▶ _THE REQUEST_: Copy out all lines where "this" appears.

▶ _DATA SHOWN_:
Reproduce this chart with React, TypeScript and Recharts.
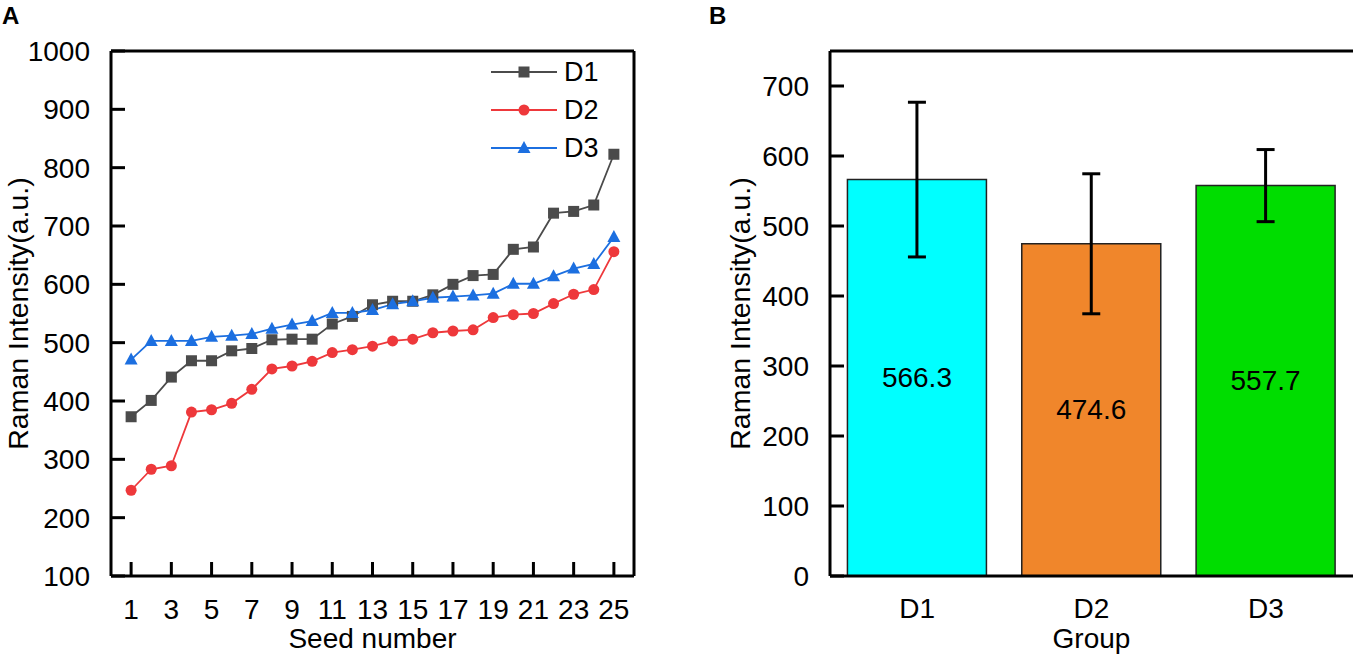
* * *
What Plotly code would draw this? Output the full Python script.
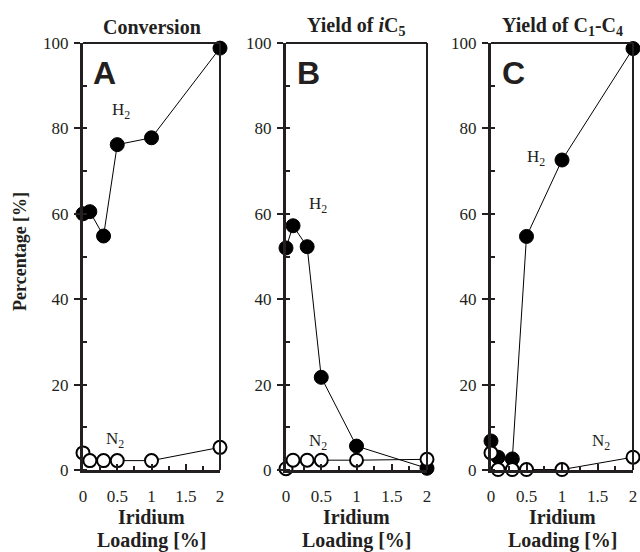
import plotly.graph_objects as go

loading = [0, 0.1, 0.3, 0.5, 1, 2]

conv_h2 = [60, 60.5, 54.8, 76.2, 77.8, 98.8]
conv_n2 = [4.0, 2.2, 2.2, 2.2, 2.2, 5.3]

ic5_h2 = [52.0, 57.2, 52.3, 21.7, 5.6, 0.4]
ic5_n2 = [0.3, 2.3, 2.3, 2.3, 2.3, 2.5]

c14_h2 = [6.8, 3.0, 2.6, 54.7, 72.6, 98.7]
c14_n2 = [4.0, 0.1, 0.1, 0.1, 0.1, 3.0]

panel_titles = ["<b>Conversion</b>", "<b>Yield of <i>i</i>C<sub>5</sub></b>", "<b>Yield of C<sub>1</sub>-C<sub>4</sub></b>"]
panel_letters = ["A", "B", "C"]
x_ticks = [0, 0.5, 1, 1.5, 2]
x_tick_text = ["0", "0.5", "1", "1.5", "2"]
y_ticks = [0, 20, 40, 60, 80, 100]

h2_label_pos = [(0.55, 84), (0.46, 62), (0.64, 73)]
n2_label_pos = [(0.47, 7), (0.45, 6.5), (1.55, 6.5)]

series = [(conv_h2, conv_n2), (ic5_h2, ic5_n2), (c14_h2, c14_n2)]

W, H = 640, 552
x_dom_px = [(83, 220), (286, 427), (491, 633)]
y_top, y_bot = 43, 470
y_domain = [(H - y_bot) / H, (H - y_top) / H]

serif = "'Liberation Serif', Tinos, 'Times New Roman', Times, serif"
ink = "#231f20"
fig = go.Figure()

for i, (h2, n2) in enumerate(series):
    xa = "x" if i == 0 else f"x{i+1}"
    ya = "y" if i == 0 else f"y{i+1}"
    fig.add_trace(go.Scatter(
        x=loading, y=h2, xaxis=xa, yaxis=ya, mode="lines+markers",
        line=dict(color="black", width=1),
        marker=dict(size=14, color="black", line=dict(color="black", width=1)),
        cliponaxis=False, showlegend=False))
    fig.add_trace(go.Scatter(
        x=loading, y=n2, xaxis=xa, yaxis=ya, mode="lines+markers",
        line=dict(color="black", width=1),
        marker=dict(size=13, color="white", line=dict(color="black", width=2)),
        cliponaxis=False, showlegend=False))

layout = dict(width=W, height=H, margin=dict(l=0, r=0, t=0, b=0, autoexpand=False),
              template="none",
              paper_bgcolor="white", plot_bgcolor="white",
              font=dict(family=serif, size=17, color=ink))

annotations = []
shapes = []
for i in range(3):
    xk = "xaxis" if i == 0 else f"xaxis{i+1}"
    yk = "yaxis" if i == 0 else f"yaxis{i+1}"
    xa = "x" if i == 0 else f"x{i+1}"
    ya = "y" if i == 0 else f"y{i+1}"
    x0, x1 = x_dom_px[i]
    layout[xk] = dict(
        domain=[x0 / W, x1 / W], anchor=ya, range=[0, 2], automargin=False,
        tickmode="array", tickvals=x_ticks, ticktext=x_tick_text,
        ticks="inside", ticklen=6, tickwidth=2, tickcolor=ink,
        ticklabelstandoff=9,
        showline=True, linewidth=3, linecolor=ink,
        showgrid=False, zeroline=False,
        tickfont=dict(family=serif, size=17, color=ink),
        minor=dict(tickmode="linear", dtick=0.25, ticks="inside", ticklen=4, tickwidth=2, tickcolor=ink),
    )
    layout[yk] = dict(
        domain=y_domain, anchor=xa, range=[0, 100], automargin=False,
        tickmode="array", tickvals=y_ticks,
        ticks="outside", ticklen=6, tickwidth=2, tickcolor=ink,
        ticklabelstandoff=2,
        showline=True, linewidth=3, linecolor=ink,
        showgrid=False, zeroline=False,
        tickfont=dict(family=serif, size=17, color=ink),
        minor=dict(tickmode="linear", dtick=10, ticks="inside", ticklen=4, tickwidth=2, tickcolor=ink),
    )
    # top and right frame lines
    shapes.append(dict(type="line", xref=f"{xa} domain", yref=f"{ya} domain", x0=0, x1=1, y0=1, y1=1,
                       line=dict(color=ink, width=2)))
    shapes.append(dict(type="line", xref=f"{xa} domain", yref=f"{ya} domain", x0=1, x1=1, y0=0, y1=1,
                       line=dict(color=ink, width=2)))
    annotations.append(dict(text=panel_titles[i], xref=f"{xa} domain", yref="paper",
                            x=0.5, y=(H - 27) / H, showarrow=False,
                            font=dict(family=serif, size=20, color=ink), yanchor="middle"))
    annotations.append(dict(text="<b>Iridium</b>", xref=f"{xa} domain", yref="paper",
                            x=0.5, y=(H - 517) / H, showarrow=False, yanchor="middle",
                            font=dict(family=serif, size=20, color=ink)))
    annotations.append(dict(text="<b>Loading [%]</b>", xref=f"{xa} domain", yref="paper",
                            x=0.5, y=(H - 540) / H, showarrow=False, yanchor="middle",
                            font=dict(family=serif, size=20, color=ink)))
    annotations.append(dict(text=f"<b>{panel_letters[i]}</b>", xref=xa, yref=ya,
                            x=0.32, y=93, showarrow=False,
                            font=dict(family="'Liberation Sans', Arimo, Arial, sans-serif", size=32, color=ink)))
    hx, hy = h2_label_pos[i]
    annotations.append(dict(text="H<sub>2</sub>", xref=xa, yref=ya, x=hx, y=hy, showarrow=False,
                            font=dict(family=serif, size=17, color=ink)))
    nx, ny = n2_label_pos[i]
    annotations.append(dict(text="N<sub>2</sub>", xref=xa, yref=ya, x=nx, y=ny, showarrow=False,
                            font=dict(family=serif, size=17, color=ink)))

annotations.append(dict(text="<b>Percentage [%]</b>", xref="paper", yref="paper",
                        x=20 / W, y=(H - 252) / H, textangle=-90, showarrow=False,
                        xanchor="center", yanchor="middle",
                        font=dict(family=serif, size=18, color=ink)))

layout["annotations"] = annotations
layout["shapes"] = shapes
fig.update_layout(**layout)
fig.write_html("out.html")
---
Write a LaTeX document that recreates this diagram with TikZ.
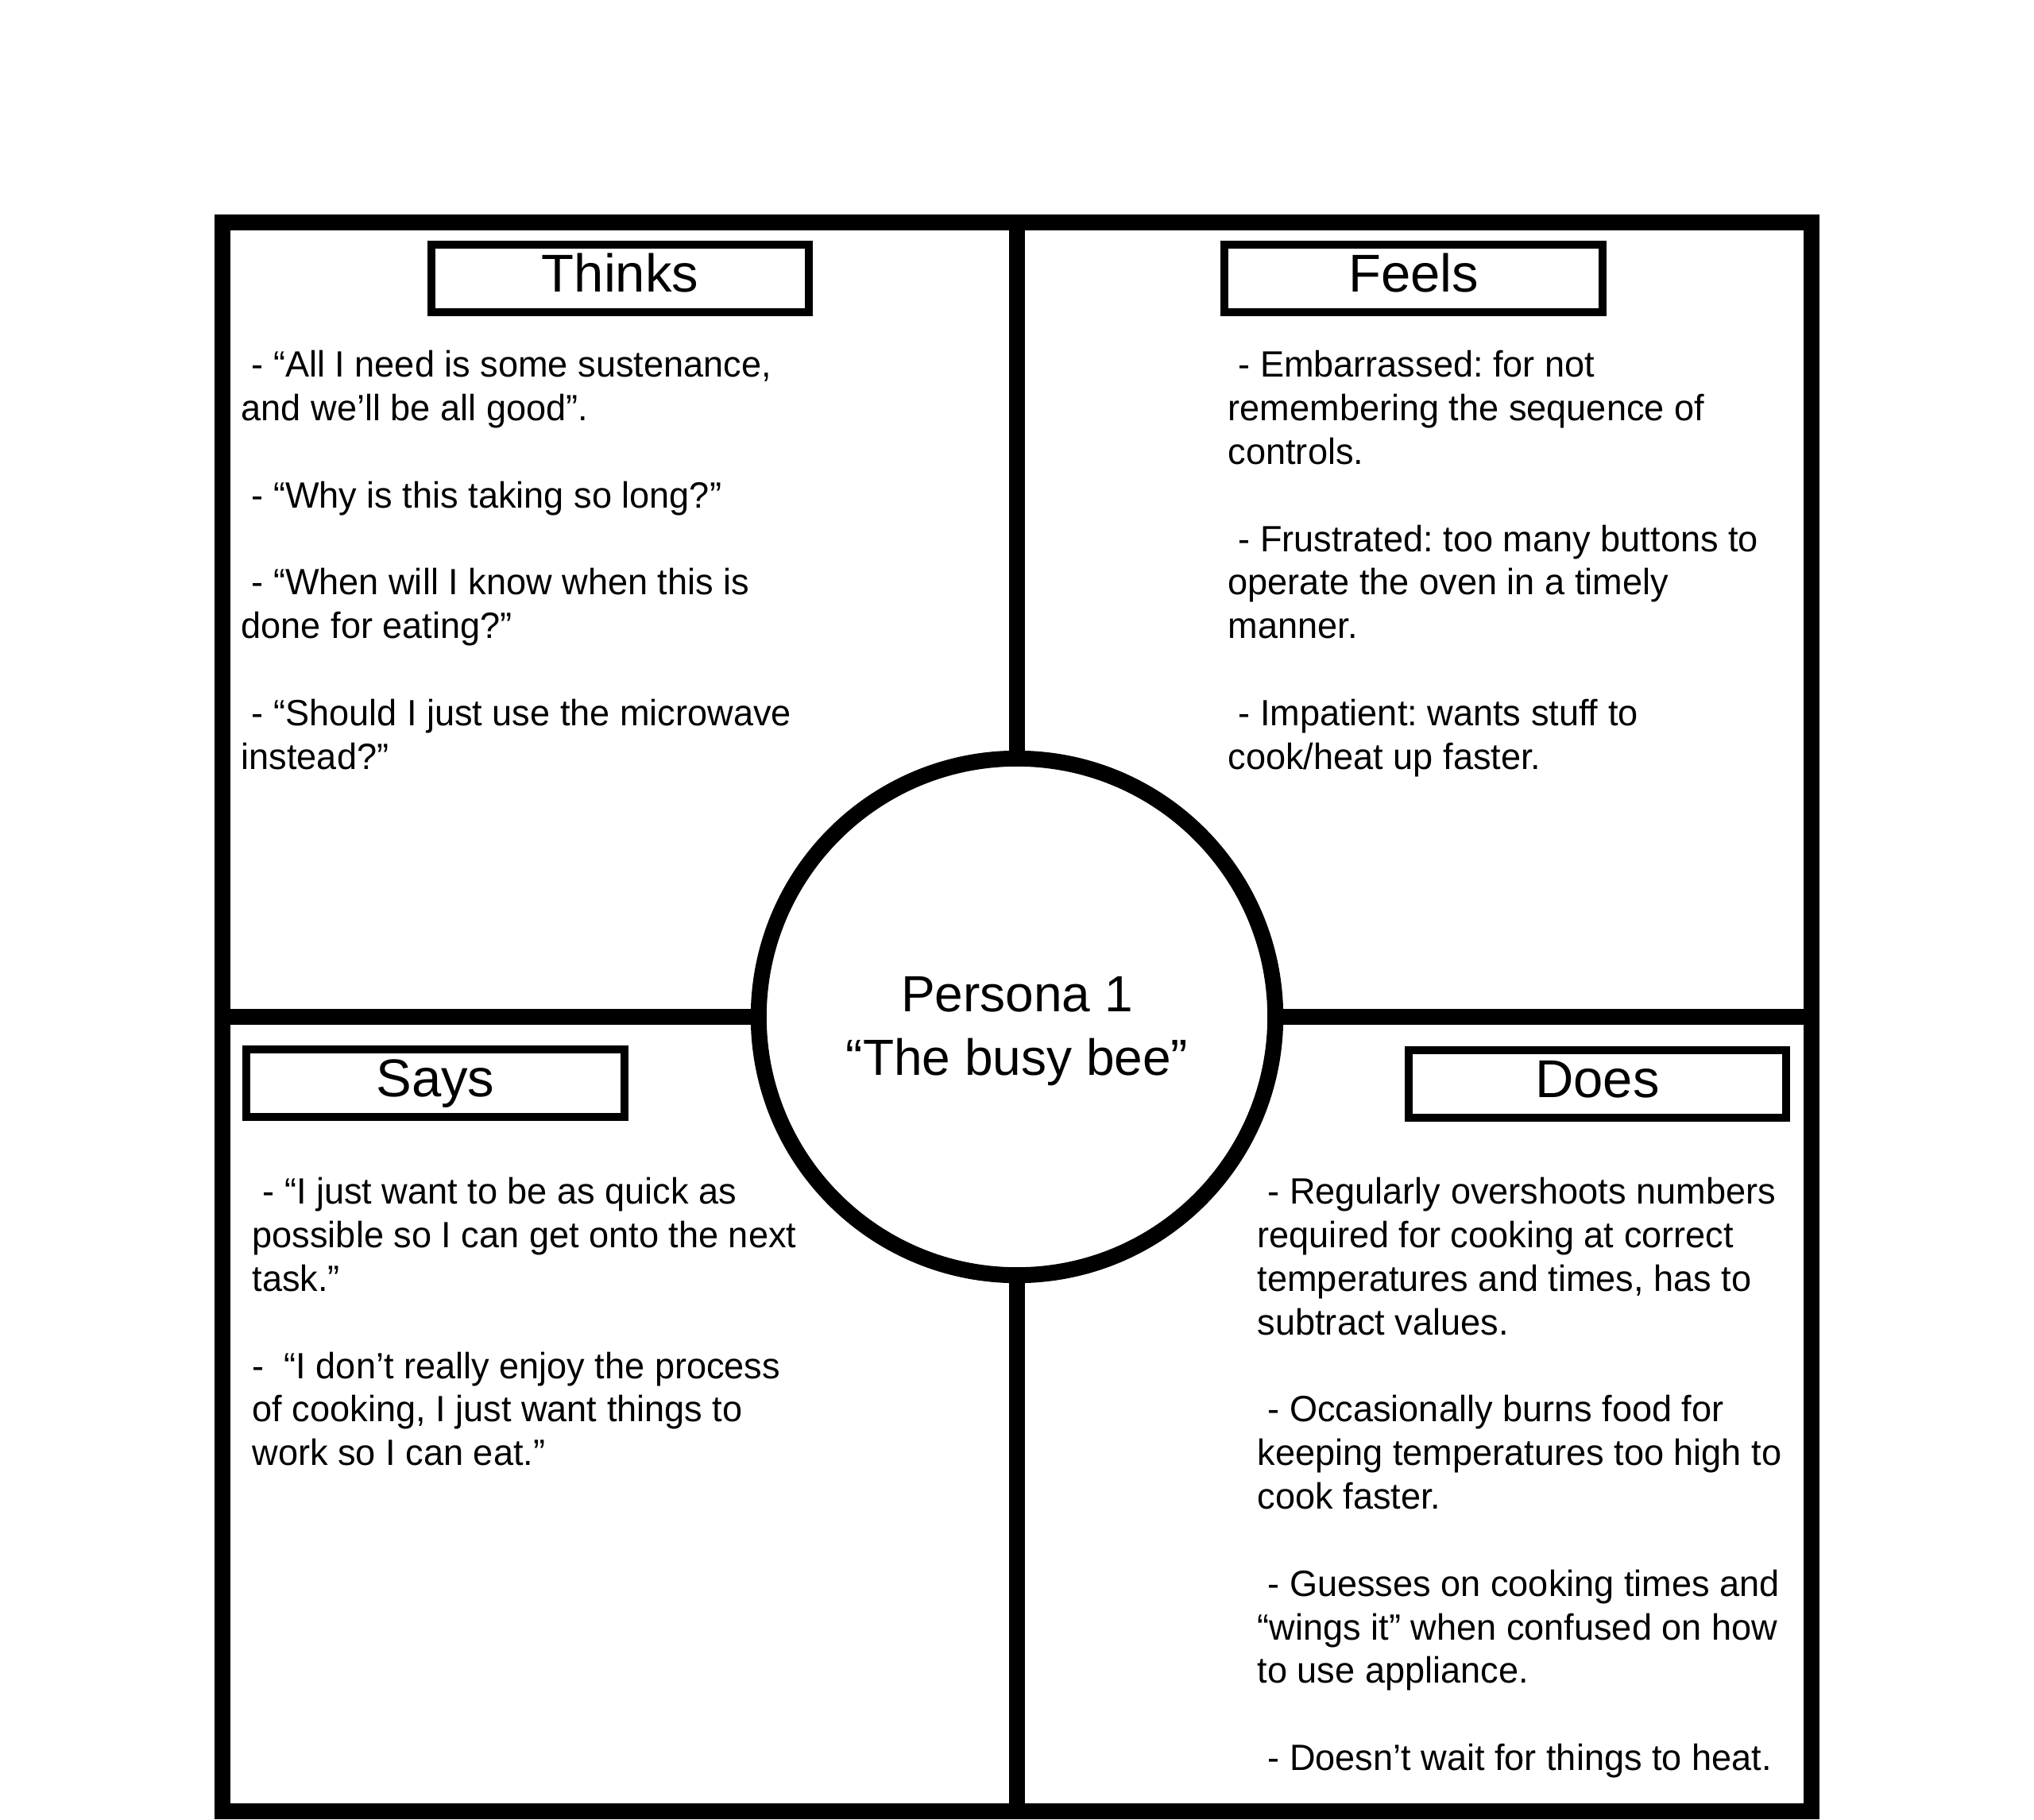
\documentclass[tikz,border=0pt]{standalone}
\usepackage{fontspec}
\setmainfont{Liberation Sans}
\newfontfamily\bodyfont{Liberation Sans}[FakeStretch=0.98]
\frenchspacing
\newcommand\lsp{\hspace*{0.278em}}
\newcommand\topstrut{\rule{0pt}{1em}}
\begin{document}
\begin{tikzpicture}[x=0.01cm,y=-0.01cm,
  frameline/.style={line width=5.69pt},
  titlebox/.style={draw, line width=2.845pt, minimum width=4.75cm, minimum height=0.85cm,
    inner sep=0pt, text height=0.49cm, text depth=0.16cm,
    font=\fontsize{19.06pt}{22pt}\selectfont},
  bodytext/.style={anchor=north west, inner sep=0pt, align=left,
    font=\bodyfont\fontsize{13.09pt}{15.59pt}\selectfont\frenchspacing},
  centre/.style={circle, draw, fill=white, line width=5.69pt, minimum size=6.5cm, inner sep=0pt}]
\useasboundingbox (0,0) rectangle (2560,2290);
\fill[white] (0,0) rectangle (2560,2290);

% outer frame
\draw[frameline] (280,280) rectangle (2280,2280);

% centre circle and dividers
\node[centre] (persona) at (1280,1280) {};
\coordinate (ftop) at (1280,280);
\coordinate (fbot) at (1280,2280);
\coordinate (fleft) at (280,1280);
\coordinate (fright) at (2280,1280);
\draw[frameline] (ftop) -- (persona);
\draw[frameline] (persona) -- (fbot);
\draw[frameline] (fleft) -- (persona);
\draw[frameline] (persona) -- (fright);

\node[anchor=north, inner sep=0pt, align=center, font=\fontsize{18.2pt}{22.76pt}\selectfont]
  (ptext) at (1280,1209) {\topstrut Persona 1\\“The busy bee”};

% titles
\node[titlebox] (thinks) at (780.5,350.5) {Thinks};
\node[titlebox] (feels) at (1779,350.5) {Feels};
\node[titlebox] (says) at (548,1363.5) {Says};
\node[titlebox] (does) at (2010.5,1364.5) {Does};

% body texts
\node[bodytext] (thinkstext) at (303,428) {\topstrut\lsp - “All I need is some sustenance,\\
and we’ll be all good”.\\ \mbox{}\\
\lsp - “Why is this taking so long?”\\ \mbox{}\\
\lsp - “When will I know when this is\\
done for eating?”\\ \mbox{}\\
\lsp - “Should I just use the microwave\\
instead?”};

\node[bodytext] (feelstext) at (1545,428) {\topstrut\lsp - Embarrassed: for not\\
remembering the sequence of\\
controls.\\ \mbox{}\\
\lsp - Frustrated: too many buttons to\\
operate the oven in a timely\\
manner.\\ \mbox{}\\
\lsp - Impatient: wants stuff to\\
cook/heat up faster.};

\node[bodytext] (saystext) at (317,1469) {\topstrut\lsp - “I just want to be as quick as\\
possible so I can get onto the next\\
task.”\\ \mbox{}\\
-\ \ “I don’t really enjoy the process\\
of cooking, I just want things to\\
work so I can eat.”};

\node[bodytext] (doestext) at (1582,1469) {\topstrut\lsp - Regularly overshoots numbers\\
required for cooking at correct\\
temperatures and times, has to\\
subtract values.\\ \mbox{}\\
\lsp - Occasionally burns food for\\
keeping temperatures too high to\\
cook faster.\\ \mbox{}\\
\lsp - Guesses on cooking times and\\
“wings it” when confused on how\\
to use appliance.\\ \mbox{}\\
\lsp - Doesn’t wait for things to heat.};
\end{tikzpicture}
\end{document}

▶ _ANSWER FOR THE TASK_:
Reproduce this chart with React, TypeScript and Recharts.
What Plotly code would draw this? Output the full Python script.
Write a LaTeX document that recreates this diagram with TikZ.
\lsp - “Why is this taking so long?”\\ \mbox{}\\
\lsp - “When will I know when this is\\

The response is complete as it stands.